City Hall spokeswoman Elizabeth Benton ’04, whose responsibilities included informing the public about the city’s initiatives and speaking on behalf of City Hall, recently announced she will leave her post to take a position as the Connecticut communications director for U.S. Senator Richard Blumenthal LAW ’73. While a job posting appeared on the City Hall website last week, the city has not announced Benton’s replacement, who started the job last November.

“I have enjoyed immensely my time with the City, both as the Mayor’s Legislative Liaison and in my current role as the Director of Communications,” Benton wrote in a Friday email to the News. “I am proud of the work of this City and what it stands for, from the Elm City Resident Card ensuring that all residents are welcomed and engaged as members of this community, to the work of New Haven School Change ensuring that every student has the support, opportunity and resources to succeed in college and beyond.”

Before assuming her current position, Benton was the City Hall and school-system reporter at the New Haven Register, which she left to work for City Hall as DeStefano’s legislative liaison to the Board of Aldermen.

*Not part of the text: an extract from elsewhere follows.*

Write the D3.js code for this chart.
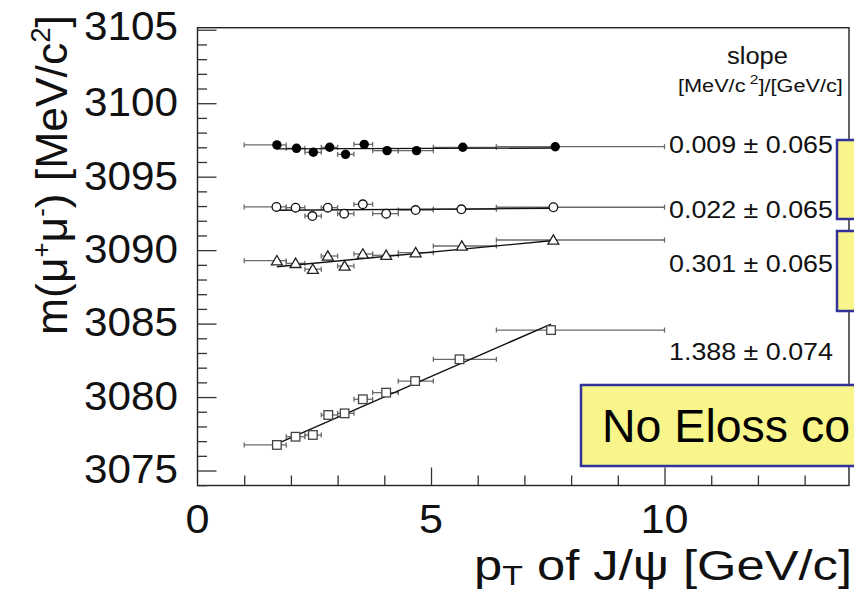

City Hall chief administrative officer Robert Smuts ’01 said she brought a new focus on social media that enabled the Mayor’s office to reach out to residents.

“It’s important for the city to reach out to its residents and let them know important information about what’s going on and to answer questions people have,” Smuts said. “My departments do a lot of basic work of the city, like public works, libraries, etc., and whenever we asked to communicate with the public, [Benton] would follow up and help us do that.”

New Haven Independent founder and editor Paul Bass ’82 said he agreed, adding that Benton was effective at increasing the use of social media, particularly Facebook, in City Hall.

Both Bass and Ward 10 Alderman Justin Elicker FES ’10 SOM ’10 said that Benton was very effective at communicating with the public and getting out the mayor’s messages, adding that she fulfilled her role of representing and defending the mayor’s views well.

Elicker added that when he worked with Benton during her time as the liaison to the Board of Aldermen, she was “very loyal to the mayor.”

“When she was lobbying for something for the Mayor’s Office, she was very persistent and kept lobbying,” Elicker said. “An example is the Route 34 development: A lot of people were unsure and unhappy with the proposal the city was coming up with and had issues with the street design, but she advocated for the mayor’s policy and that’s her job.”

Bass, who said he has worked with all 11 City Hall spokesmen of DeStefano’s tenure, said that reporters have often had to work around the Mayor’s Office, which may withhold information through mechanisms such as Freedom of Information laws. He said that the “job” of the City Hall spokesman is to be a “roadblock,” adding that Benton fulfilled that role effectively. But he declined to comment on whether he was critical of Benton, explaining that it would be unfair to do so because withholding information was simply a part of her job description.

“The title of the job was public information director, but it should really be political operative for the mayor … When the press inquires about programs and new developments, she would hold off and make reporters fight for it,” Bass said.

Benton will continue living in New Haven.